I don't remember 5 years ago there are any property gurus around. Today, any other day you can see advertisements by property gurus. Some have thousand of followers, some, a few hundreds. If you add them up, it is quite substantial say give and take, 5000 students. Assuming, 20% wants to accumulate RM1.0 million worth of property, you will have 1000 students x RM1.o million, we will have about RM1.0 billion (excludes foreigners). The balance 4000 eager students, say on average own about RM400K, you will get another RM1.6 billion. So, thanks to the new FORCE of property, we created a FRENZY for properties.
No wonder we hear less are in stocks, properties is big money. Launches on condos, easily, in RM300 mil to RM1.5 billion development. Some snapped up like within 2 days. Some have to ballots. Some, price skyrocked because there is an international school and a hospital and have a western concept.
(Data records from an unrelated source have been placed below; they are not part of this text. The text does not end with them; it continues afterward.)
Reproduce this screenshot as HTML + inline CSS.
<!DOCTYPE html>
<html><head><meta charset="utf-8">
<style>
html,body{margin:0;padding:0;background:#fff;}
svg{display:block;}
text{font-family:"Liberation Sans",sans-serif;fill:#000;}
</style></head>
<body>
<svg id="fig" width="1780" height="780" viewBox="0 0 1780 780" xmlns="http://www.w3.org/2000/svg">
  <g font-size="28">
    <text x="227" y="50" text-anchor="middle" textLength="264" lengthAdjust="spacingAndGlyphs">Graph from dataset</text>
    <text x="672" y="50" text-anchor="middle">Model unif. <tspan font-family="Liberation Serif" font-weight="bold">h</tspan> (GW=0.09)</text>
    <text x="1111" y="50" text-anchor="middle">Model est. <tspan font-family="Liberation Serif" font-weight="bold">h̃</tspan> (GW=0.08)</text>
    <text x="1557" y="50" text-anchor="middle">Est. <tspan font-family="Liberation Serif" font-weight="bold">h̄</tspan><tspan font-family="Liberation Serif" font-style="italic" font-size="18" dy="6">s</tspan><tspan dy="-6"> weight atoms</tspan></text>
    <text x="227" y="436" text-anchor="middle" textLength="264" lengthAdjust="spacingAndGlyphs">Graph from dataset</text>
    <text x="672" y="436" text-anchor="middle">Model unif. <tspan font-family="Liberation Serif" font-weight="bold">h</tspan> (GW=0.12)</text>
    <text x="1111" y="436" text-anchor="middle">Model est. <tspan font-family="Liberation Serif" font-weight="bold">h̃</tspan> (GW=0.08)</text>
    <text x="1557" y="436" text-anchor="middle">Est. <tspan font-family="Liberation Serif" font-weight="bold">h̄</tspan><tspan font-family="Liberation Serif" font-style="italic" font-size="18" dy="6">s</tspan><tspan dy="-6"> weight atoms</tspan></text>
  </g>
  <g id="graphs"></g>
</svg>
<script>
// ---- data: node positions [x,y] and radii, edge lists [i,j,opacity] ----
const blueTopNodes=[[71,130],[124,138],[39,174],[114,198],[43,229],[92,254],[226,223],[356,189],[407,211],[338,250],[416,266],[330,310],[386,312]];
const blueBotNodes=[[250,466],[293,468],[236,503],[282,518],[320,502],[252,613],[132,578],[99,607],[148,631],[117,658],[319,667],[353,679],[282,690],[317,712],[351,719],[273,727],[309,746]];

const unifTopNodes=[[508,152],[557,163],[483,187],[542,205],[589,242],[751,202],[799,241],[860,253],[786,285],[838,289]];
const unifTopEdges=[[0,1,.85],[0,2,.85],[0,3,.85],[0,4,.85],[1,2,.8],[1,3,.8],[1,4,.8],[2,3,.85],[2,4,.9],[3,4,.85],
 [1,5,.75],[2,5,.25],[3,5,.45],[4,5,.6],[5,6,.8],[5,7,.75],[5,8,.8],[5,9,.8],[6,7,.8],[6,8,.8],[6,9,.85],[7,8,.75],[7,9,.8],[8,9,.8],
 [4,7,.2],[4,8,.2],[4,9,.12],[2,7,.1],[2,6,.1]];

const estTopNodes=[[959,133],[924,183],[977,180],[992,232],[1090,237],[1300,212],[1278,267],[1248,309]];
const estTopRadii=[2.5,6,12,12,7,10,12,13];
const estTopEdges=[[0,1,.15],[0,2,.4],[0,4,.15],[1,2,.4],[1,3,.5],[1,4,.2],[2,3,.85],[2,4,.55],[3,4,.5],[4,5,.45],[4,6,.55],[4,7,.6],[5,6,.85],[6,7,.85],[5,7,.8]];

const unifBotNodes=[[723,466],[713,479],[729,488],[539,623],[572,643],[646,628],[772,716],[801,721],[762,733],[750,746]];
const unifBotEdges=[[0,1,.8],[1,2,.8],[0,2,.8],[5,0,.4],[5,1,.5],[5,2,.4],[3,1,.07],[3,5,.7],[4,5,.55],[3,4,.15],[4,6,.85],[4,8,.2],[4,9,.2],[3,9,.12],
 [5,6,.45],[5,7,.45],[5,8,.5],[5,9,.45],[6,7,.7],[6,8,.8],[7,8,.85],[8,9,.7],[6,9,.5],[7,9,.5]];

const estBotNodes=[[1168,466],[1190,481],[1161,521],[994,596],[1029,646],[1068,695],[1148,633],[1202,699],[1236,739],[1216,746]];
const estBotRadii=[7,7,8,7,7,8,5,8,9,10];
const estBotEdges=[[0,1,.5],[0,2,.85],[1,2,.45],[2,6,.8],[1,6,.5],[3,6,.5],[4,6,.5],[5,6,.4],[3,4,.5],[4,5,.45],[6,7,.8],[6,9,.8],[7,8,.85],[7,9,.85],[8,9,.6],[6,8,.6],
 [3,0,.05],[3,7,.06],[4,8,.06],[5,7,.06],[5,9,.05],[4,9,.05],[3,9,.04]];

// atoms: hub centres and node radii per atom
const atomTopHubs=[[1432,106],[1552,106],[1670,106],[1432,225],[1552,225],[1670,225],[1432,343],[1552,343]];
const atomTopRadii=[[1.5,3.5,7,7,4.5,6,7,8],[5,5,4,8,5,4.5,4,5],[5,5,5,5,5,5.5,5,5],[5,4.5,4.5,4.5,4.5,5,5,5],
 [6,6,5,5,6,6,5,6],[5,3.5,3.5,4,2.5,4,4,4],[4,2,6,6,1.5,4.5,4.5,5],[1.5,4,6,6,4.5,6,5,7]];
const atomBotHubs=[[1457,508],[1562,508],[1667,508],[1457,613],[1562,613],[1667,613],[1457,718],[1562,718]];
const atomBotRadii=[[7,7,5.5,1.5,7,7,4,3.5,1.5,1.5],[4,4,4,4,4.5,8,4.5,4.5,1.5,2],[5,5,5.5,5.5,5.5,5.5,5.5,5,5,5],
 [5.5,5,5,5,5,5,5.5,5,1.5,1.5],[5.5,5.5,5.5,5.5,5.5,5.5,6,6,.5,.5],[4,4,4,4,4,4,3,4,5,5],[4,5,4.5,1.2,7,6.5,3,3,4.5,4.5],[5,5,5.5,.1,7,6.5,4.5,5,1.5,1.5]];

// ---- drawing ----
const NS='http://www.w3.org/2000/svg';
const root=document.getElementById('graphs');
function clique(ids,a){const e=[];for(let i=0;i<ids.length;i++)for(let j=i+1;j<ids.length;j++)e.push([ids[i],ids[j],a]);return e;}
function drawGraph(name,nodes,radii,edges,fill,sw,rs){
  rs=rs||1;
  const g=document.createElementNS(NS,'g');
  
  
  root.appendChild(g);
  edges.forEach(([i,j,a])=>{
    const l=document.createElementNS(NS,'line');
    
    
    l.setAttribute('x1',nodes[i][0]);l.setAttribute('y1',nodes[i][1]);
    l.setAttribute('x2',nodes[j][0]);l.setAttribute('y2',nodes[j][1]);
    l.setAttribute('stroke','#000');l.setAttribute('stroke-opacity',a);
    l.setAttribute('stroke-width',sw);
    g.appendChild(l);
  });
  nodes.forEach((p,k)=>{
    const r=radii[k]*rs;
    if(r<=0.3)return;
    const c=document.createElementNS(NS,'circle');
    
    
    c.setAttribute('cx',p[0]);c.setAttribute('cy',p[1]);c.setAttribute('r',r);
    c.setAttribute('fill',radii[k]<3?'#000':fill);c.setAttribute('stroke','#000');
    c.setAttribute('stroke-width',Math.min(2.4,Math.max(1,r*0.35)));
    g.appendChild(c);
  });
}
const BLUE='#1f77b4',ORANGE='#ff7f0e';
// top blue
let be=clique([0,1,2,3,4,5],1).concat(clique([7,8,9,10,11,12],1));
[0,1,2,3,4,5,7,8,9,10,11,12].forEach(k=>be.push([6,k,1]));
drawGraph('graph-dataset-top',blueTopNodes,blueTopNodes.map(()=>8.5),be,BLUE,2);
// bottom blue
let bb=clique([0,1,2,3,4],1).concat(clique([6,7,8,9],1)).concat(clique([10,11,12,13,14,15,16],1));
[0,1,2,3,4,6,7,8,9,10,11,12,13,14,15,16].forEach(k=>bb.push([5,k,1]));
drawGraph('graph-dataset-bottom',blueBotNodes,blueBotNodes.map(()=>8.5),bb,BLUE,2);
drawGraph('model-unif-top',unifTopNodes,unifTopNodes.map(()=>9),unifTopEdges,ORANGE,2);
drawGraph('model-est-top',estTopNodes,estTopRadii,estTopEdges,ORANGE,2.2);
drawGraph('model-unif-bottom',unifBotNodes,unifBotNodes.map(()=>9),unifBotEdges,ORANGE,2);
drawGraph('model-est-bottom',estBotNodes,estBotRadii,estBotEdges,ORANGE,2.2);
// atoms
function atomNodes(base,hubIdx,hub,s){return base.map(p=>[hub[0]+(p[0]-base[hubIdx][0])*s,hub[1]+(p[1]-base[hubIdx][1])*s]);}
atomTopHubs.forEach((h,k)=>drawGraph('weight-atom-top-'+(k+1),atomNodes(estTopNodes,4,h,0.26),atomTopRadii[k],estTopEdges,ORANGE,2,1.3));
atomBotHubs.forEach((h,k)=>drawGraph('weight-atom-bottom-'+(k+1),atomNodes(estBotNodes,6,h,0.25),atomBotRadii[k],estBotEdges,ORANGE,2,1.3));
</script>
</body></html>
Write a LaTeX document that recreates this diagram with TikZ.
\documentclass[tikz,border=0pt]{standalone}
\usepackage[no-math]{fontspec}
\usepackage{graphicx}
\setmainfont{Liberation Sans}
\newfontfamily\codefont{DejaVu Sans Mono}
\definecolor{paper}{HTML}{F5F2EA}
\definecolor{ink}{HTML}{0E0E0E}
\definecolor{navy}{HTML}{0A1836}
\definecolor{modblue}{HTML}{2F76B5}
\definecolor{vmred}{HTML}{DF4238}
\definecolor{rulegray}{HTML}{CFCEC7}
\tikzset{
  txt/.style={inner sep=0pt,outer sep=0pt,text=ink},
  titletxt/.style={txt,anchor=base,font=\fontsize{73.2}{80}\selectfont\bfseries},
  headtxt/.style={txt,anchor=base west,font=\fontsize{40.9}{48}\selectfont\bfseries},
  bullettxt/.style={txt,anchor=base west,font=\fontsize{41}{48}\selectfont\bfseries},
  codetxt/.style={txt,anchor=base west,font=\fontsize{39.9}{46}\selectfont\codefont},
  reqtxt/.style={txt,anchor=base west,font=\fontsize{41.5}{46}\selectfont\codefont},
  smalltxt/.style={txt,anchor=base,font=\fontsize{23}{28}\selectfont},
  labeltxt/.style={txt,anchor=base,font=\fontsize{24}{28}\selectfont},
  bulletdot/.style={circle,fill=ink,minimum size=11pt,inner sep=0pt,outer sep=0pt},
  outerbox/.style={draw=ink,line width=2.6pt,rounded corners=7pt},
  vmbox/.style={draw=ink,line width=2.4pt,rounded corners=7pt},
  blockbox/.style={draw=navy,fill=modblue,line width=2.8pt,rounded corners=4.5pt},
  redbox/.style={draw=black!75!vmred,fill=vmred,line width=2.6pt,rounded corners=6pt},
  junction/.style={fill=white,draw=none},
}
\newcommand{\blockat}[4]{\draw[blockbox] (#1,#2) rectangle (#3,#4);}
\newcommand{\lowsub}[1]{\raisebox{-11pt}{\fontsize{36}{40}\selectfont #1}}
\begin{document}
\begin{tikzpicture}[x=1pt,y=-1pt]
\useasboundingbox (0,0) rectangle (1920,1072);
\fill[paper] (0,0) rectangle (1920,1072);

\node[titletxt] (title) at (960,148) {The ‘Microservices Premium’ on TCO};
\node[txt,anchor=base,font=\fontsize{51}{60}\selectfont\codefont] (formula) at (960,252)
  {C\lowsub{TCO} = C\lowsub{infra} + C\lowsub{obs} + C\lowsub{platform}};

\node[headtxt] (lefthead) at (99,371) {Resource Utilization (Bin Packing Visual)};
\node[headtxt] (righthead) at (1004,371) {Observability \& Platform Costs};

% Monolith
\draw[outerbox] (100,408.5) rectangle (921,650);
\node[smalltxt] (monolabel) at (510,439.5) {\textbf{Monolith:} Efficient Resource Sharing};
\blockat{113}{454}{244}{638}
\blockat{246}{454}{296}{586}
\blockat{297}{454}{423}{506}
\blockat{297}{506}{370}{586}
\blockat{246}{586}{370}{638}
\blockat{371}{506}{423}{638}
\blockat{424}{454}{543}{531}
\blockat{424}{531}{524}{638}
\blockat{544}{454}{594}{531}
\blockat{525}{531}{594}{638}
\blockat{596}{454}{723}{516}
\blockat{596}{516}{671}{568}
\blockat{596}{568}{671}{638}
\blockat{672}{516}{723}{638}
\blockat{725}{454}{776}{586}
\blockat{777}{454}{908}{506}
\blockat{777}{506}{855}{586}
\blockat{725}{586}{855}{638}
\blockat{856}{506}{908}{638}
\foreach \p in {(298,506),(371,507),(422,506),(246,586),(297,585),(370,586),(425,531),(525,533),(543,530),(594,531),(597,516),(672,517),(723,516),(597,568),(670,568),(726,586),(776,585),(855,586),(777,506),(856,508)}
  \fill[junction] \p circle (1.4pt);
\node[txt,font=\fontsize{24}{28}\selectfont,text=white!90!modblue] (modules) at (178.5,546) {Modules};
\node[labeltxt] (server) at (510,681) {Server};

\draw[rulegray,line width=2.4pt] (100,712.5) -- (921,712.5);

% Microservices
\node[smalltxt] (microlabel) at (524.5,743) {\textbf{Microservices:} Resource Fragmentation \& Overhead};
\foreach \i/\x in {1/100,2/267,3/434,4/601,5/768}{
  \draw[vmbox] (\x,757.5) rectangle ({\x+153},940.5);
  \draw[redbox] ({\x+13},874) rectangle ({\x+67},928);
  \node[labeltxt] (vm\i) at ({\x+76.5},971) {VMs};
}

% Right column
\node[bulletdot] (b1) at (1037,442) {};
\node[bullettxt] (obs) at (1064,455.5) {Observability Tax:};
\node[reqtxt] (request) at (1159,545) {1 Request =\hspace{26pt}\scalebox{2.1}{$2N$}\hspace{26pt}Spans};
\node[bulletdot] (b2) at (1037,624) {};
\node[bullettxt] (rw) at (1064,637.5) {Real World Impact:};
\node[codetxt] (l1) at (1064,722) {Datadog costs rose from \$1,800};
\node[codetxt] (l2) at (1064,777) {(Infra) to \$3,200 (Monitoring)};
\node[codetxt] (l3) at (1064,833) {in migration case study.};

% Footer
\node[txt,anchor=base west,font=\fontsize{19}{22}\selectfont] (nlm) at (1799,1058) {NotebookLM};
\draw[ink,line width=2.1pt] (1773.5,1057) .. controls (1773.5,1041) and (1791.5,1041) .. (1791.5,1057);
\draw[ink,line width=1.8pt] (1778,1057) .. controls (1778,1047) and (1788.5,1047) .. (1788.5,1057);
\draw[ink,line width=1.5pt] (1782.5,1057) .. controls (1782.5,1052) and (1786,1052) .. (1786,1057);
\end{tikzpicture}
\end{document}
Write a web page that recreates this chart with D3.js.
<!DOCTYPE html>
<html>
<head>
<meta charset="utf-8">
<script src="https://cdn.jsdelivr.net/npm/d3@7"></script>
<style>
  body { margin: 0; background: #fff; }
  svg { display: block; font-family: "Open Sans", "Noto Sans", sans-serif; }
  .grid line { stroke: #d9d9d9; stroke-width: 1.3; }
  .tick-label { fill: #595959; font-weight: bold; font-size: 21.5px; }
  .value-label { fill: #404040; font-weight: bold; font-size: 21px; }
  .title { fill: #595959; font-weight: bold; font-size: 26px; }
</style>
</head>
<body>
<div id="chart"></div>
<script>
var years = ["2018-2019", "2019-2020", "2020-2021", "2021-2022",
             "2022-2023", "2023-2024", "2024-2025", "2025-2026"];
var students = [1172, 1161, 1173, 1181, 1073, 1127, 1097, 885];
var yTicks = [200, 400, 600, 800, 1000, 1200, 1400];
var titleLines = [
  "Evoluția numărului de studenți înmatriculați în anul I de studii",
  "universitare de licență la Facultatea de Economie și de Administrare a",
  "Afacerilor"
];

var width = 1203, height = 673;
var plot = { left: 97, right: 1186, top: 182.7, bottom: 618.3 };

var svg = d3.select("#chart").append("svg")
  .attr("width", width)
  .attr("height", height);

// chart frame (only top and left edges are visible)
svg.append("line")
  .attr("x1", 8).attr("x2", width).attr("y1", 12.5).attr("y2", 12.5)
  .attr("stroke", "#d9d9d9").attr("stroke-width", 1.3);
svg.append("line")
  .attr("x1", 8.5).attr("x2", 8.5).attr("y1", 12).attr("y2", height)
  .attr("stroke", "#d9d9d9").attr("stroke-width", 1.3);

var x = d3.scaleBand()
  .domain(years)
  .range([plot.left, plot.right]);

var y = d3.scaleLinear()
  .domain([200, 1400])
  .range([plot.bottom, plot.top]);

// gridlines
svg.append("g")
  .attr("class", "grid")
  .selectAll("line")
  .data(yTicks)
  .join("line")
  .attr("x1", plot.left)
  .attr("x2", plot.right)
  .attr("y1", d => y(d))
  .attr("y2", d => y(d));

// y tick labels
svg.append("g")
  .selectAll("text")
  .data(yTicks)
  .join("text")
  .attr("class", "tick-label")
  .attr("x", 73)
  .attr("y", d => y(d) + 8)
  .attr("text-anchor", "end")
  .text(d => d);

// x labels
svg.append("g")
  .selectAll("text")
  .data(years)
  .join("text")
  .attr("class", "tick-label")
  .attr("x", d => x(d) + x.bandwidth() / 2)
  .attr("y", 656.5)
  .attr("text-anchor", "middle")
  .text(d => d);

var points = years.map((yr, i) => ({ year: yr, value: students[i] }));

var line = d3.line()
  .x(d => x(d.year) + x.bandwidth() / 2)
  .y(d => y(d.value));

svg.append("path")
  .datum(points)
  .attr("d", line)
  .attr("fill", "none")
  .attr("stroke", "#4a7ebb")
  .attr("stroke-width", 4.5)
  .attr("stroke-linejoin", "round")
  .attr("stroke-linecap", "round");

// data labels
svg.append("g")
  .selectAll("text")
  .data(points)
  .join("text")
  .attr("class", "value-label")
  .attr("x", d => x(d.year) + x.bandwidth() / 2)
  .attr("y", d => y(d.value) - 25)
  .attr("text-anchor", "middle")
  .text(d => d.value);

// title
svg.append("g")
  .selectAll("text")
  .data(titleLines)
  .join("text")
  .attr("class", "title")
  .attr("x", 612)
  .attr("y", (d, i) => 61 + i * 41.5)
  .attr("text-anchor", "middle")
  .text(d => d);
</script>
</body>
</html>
Lets hope that they are right, FD is only 2.8% p.a., inflation is 8%. No way out but properties, which are proven a hedge against inflation. But many do not know what is DEFLATION, other than the Japanese. After 20 years, their properties is 70% below its peak in 1989.
This time is different, again, the most dangerous four letter word.
MyView
In an upcycle, everything is rosy. That does not mean you cannot buy property, you just have to be far more cautious. Remember, property is for 10 to 20 years, so be selective, one do not have many chances in one lifetime. It took American 63 years for the properties to burst, many have not seen a property drop in their lifetime.
Do your homework and maths, be rational. Sound easy, but most end up being emotional. At the moment, there is no sense of fear that property will burst, it is more of a fear of not able to get a property.
The reason I mention a couple of time on property is that, the world currently is more integrated and money flow in or out are more easy, couple with stimulus and liquidity, everything goes up. When did we last hear that when crude oil prices goes up and share prices go up the same time?
It is not easy to know when is the top, so, lock in when the profit is decent.